| DATA SEGMENT |
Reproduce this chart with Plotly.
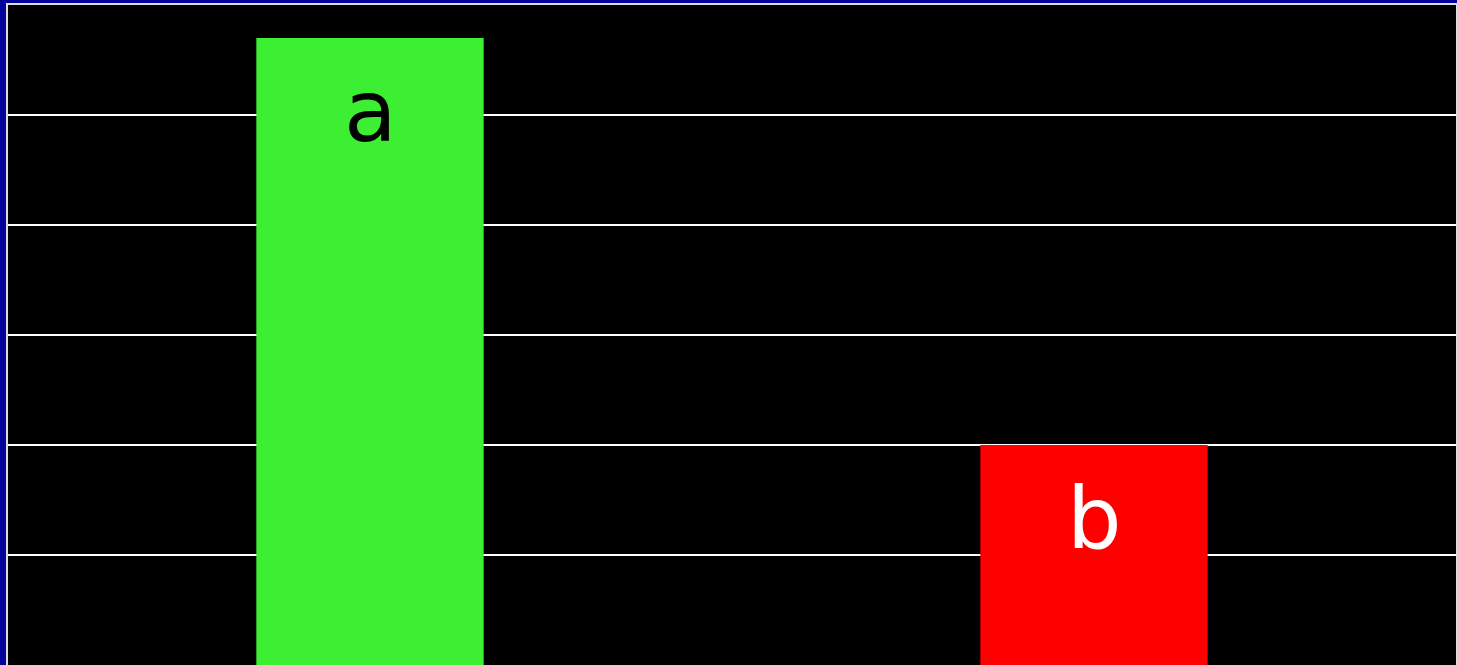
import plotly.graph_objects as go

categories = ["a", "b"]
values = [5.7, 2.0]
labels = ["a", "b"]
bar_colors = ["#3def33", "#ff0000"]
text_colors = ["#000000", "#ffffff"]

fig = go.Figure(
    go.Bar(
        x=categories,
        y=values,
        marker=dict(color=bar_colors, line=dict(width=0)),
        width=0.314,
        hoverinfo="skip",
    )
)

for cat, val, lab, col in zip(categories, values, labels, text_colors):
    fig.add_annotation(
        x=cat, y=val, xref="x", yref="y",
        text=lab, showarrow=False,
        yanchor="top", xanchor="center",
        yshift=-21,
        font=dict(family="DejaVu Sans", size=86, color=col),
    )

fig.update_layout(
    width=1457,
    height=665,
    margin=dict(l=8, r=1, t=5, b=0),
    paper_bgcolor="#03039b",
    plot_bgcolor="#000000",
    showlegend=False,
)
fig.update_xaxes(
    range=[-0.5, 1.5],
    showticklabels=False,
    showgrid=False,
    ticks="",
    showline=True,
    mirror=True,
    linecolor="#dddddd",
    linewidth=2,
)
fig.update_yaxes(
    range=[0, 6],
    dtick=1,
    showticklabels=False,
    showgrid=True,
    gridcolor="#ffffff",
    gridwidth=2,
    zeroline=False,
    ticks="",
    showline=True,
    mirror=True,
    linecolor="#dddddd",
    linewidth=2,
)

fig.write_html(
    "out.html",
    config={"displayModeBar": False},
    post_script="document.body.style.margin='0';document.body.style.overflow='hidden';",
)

| STATED PROBLEM |
Every line of the data above should be quoted exactly. Omit the pictures.

| FINAL RESULT |
Reproduce this chart with Plotly.
import plotly.graph_objects as go

categories = ["a", "b"]
values = [5.7, 2.0]
labels = ["a", "b"]
bar_colors = ["#3def33", "#ff0000"]
text_colors = ["#000000", "#ffffff"]

fig = go.Figure(
    go.Bar(
        x=categories,
        y=values,
        marker=dict(color=bar_colors, line=dict(width=0)),
        width=0.314,
        hoverinfo="skip",
    )
)

for cat, val, lab, col in zip(categories, values, labels, text_colors):
    fig.add_annotation(
        x=cat, y=val, xref="x", yref="y",
        text=lab, showarrow=False,
        yanchor="top", xanchor="center",
        yshift=-21,
        font=dict(family="DejaVu Sans", size=86, color=col),
    )

fig.update_layout(
    width=1457,
    height=665,
    margin=dict(l=8, r=1, t=5, b=0),
    paper_bgcolor="#03039b",
    plot_bgcolor="#000000",
    showlegend=False,
)
fig.update_xaxes(
    range=[-0.5, 1.5],
    showticklabels=False,
    showgrid=False,
    ticks="",
    showline=True,
    mirror=True,
    linecolor="#dddddd",
    linewidth=2,
)
fig.update_yaxes(
    range=[0, 6],
    dtick=1,
    showticklabels=False,
    showgrid=True,
    gridcolor="#ffffff",
    gridwidth=2,
    zeroline=False,
    ticks="",
    showline=True,
    mirror=True,
    linecolor="#dddddd",
    linewidth=2,
)

fig.write_html(
    "out.html",
    config={"displayModeBar": False},
    post_script="document.body.style.margin='0';document.body.style.overflow='hidden';",
)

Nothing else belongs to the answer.